The Company and Employee hereby agree that the provisions of Section 6(b) (Termination Other Than for Cause) of the Agreement shall be replaced with the following language:
If the Board of Directors terminates your employment without Cause (except in the circumstances that would result in a payment under your ETBA, which will be governed by that agreement), and subject to your executing an Agreement and General Release in form and substance reasonably acceptable to the Company: (i) the Company will pay to you as severance, in a lump sum or in installments paid bi-weekly, semi-monthly, monthly or quarterly in the discretion of the Compensation Committee over twenty-four months, an amount equal to 200% of your most recently established Base Salary plus 200% of your VCP Target that is in effect when termination occurs; (ii) any stock options awarded to you after the date of this Agreement that have not yet vested as of the termination date and that would otherwise have vested within 90 days of the termination date will become immediately vested on the termination date and will be exercisable until at least the 15th day of the third month following your termination of employment (or, if longer, until the time set forth in the applicable stock options agreements); (iii) any remaining restrictions on any Restricted Stock granted to you after the date of this Agreement as to which the restrictions would otherwise have lapsed within 90 days of the termination date will immediately lapse as of the termination date; and (iv) you would be eligible for any benefits required to be provided pursuant to the terms of any other applicable benefit plan, policy or program or that are required by law.
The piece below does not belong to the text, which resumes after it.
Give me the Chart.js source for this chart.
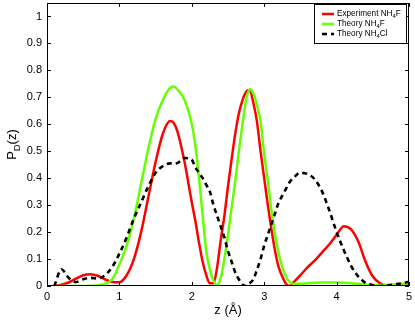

Any amounts paid under this Section 6(b) shall be paid, and any other accommodation under this Section 6(b) shall be made, if and only if, and only for so long as, you are in full compliance with all of your obligations to the Company pursuant to Sections 7(a) through 7(c) with respect to Non-solicitation, Non-recruitment and Non-competition. Any breach by you of any of those obligations shall entitle the Company to a full refund of any amounts previously paid to you under this Section 6(b) and to suspend any further payments hereunder as a non-exclusive remedy. Further, you agree that the refund to the Company of such termination payments or benefits, and the suspension thereof, as a consequence of your breach of such obligations do not in any way limit the ability of the Company to pursue injunctive relief or to seek additional damages with respect to your breach of such obligations. In addition, you agree that your satisfaction of the provisions set forth in Section 8 (Post-Employment Transition and Cooperation) shall be a condition to the Company's obligation to make, or to continue, payments or accommodations to you under this Section 6(b).
In addition, you expressly acknowledge and agree that in the event that you terminate your employment by submitting your resignation (or other form of voluntary termination), you will not be entitled to any of the compensation or accommodations provided for in clauses (i)-(iii) of this Section 6(b).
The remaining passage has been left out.